Today, I picked up his first big novel, Neverwhere. Now, this was an ADDICTIVE book. I read the majority of it in one sitting. It's kind of a Pan's Labyrinth story, or an Alice in Wonderland, where a completely normal person is thrown into a mythic world where he's completely unequipped to deal with his new reality. Unfortunately, I had the nagging thought stuck in my head that it would make a totally bitchin' movie. And it would. So much that, looking back at it, the entire thing seems kind of like a glorified screenplay. I think that the problem with it is that the visuals are so striking in the book and the plot convolutions are so simple that it does seem much like a Hollywood movie.

In the end, I kind of see Neil Gaiman as the Stephen King of modern-world fantasy. All of his stuff is good and it really draws you in, but at the end of the day, you look back and see how completely formulaic it all is. And I'm sure I'll eventually read more of his stuff, even if he's not quite as clever or original as he seems to think he is.

EDIT: As it turns out, Neverwhere started out as a TV show on BBC. It all makes sense, now...

1 comment:

Unknown said...

OK, you _so_ cannot be comparing Gaiman to Pratchett. They're completely different authors who try to do completely different things. Gaiman does character development set against a mythic backdrop. Pratchett does humor while describing an unfolding scene. And I don't think either of them has had a really original world or setting pretty much... ever.

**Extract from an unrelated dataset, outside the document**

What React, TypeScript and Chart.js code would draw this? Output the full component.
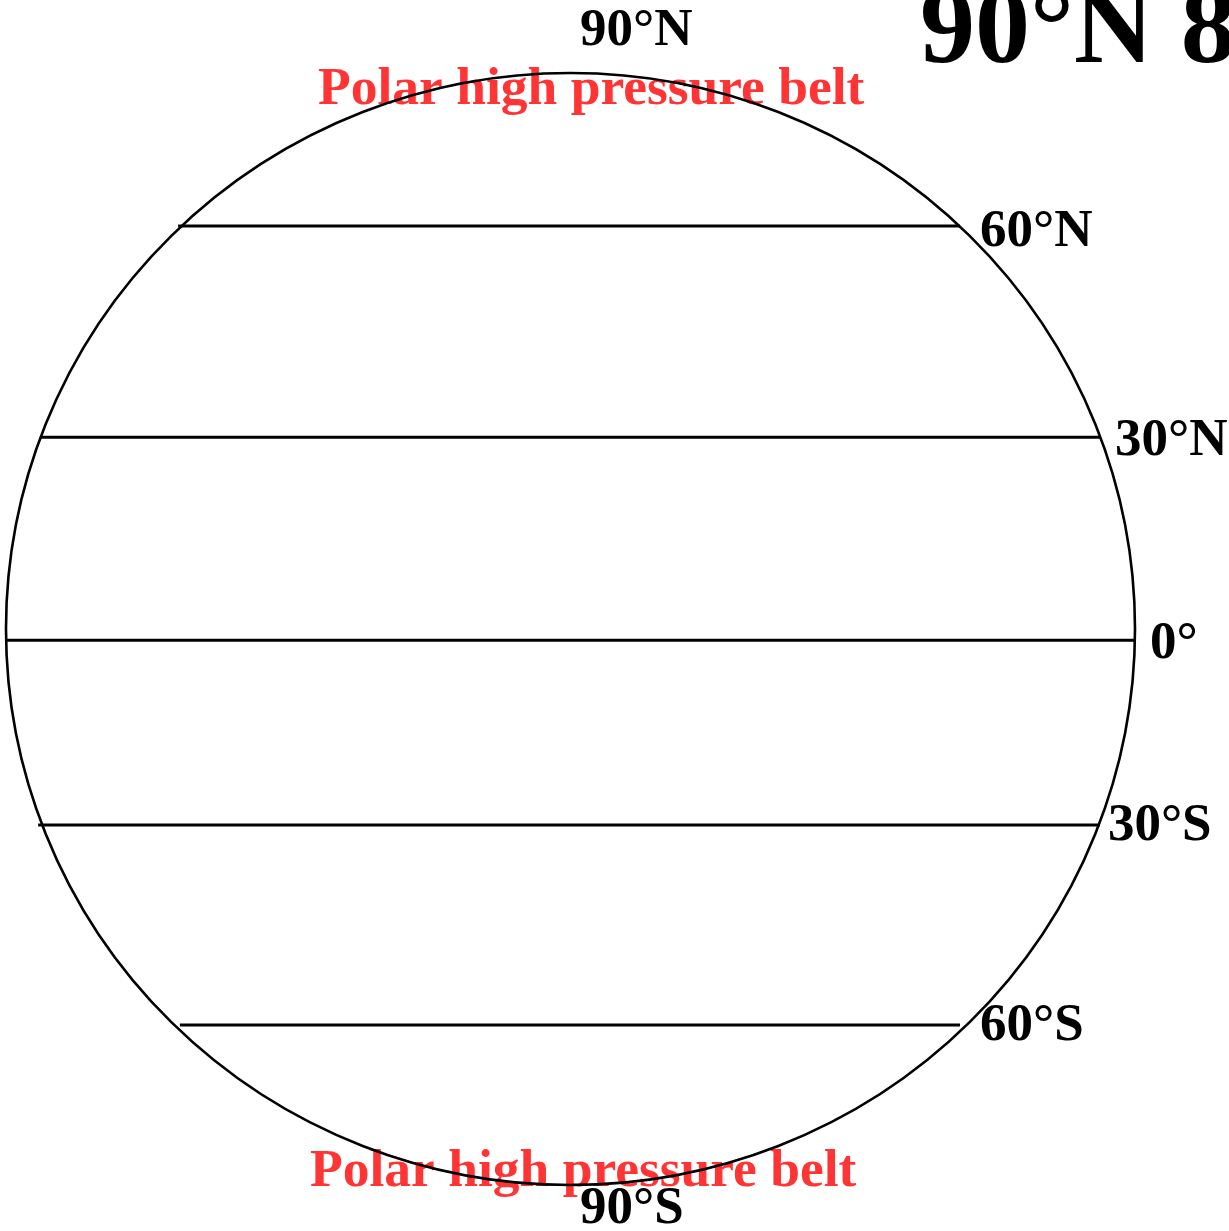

Pratchett formula? Pick a headline out of the newspaper or a famous book/movie/play. Set it in Discworld, add the Librarian or a couple of overpowered Mary Sue witches. Stir. The closest to a point he gets is that he can take being derivative, turn the tropes on their ear, and make you have fun anyway.

Yes, Gaiman writes visually - for the first many many years he wrote graphic novels (the Endless series was very, very popular when I was in college; dunno if you young'uns grew up with it as much as I did), and even now he does as much in screenplays as in books.

But really, Small Gods vs American Gods... well, Godstalk did it better than either of them, and a lot earlier to boot. And even that was derivative of earlier work.